═════ Data block ═════

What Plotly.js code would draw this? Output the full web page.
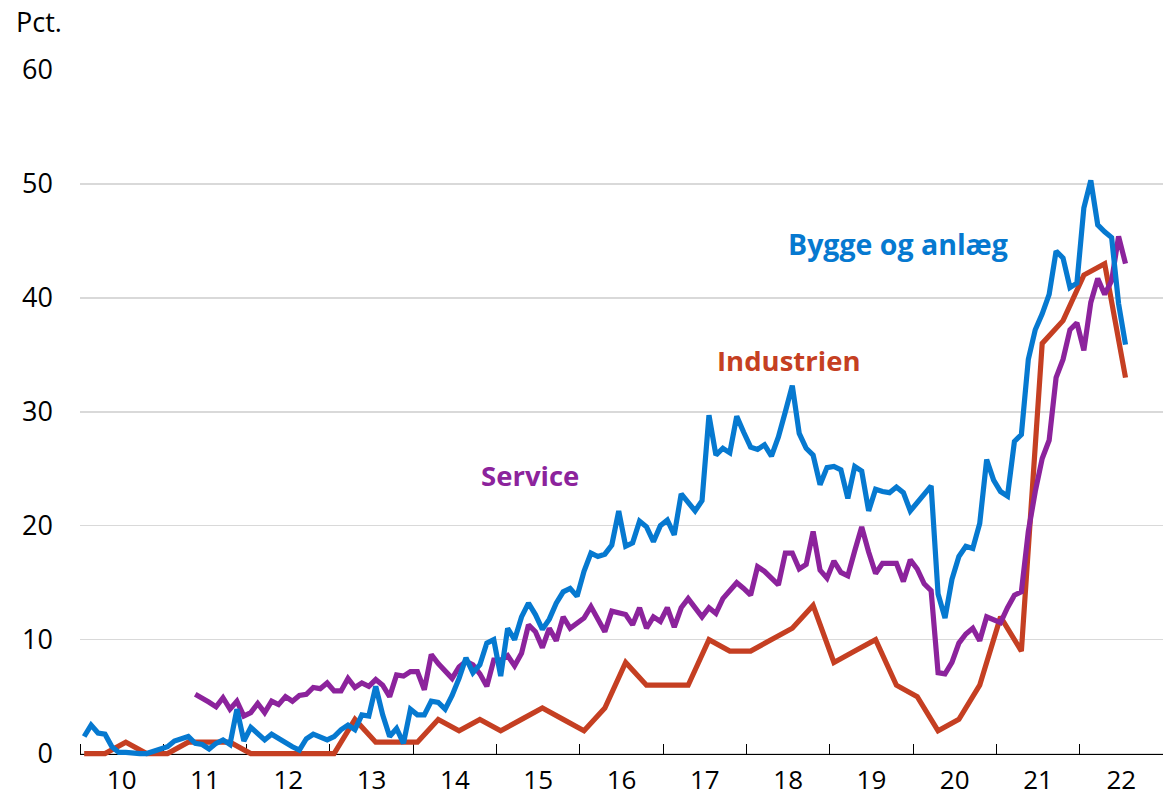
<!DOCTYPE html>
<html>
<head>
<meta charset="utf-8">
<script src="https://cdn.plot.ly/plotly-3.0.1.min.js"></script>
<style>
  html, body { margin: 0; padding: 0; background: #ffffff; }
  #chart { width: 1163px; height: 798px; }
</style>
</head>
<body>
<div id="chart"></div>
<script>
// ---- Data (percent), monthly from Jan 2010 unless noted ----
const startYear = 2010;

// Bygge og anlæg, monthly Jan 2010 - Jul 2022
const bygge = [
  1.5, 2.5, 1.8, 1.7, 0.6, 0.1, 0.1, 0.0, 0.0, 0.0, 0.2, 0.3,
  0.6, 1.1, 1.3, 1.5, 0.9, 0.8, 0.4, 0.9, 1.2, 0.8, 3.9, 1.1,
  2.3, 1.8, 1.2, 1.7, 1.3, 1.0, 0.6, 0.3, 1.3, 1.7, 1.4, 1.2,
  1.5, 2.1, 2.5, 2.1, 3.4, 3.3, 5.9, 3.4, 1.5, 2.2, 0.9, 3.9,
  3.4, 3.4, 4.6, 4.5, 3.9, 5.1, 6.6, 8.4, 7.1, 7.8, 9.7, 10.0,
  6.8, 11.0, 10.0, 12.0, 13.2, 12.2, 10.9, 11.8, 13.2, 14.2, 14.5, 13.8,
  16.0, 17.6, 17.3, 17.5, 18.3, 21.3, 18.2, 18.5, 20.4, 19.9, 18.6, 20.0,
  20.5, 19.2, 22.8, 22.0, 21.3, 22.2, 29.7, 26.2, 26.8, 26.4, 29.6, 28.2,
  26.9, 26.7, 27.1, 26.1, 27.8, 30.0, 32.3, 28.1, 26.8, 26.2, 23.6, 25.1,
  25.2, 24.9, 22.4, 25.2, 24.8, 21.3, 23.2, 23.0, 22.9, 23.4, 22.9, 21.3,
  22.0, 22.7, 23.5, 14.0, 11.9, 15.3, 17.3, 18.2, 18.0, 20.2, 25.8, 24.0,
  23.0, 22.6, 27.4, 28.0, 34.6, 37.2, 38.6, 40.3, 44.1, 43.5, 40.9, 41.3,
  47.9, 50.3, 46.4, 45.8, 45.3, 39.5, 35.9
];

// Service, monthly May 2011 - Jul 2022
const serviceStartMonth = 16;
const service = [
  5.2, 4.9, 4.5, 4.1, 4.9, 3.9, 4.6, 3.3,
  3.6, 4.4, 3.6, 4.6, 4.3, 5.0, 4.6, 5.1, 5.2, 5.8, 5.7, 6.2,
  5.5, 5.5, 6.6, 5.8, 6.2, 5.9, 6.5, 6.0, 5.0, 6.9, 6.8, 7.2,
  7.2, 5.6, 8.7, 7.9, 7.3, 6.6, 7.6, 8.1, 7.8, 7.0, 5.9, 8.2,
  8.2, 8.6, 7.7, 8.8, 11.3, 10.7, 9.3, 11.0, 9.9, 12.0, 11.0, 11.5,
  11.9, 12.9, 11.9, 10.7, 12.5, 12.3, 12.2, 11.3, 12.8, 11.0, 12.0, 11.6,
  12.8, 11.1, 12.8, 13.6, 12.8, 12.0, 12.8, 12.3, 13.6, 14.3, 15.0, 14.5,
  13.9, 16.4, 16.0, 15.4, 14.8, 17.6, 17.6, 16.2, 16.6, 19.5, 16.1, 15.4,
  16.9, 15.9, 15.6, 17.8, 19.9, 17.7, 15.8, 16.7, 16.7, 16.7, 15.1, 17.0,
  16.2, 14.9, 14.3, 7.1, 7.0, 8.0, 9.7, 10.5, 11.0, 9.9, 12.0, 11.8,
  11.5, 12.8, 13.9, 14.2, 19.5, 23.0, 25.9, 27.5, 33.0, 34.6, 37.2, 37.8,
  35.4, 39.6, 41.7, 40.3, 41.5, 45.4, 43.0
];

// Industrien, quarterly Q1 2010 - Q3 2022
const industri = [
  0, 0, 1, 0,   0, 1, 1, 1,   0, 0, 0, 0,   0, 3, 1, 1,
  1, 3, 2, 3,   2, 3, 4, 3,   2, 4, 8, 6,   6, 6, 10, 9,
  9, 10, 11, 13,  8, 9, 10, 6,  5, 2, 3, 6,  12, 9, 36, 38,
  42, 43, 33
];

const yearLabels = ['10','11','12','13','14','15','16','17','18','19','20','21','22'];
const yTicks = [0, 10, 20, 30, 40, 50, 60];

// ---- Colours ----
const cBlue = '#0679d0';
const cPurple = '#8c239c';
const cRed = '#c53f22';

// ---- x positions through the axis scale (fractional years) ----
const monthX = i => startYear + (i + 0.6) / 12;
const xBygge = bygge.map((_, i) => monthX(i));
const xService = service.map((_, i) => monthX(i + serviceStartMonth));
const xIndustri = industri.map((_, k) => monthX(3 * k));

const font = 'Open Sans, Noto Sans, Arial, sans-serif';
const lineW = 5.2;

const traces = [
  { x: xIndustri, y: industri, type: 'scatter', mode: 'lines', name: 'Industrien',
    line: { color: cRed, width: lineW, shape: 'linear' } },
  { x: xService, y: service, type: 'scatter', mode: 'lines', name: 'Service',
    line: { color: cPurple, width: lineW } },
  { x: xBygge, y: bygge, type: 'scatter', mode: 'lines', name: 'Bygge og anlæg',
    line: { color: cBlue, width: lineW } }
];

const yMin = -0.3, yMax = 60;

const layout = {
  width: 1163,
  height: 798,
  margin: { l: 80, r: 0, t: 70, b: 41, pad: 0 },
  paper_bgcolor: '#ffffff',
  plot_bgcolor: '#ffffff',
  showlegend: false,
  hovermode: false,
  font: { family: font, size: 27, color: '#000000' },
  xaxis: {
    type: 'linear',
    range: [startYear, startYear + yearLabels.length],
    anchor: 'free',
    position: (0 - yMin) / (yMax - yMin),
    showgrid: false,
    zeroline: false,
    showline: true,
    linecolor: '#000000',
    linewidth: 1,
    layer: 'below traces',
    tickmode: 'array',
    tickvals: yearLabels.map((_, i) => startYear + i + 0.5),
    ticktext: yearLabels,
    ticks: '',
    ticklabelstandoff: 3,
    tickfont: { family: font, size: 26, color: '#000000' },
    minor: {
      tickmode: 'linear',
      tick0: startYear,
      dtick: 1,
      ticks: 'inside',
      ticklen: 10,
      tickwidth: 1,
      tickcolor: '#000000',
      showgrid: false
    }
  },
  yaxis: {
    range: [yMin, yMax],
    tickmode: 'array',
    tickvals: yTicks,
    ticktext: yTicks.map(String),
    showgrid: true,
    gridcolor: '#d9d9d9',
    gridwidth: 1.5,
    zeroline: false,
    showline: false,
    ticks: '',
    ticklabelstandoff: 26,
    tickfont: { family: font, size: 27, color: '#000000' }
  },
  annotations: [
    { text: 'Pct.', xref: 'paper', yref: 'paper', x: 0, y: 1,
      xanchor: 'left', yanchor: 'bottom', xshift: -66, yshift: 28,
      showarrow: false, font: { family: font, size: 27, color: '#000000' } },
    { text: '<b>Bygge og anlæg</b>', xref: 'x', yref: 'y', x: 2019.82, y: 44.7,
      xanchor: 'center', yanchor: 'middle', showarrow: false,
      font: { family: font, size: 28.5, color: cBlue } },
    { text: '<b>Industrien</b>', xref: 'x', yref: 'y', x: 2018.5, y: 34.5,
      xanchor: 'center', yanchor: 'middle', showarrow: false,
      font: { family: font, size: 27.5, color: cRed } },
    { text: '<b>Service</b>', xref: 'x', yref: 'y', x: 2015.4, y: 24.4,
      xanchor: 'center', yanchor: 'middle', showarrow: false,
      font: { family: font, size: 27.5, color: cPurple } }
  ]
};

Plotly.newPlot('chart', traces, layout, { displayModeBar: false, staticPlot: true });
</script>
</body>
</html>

═════

Goal: Begin at the first line of the data above and repeat each line exactly, stopping after the line containing "const startYear = 2010;". Omit the pictures.

Answer to this problem:
What Plotly.js code would draw this? Output the full web page.
<!DOCTYPE html>
<html>
<head>
<meta charset="utf-8">
<script src="https://cdn.plot.ly/plotly-3.0.1.min.js"></script>
<style>
  html, body { margin: 0; padding: 0; background: #ffffff; }
  #chart { width: 1163px; height: 798px; }
</style>
</head>
<body>
<div id="chart"></div>
<script>
// ---- Data (percent), monthly from Jan 2010 unless noted ----
const startYear = 2010;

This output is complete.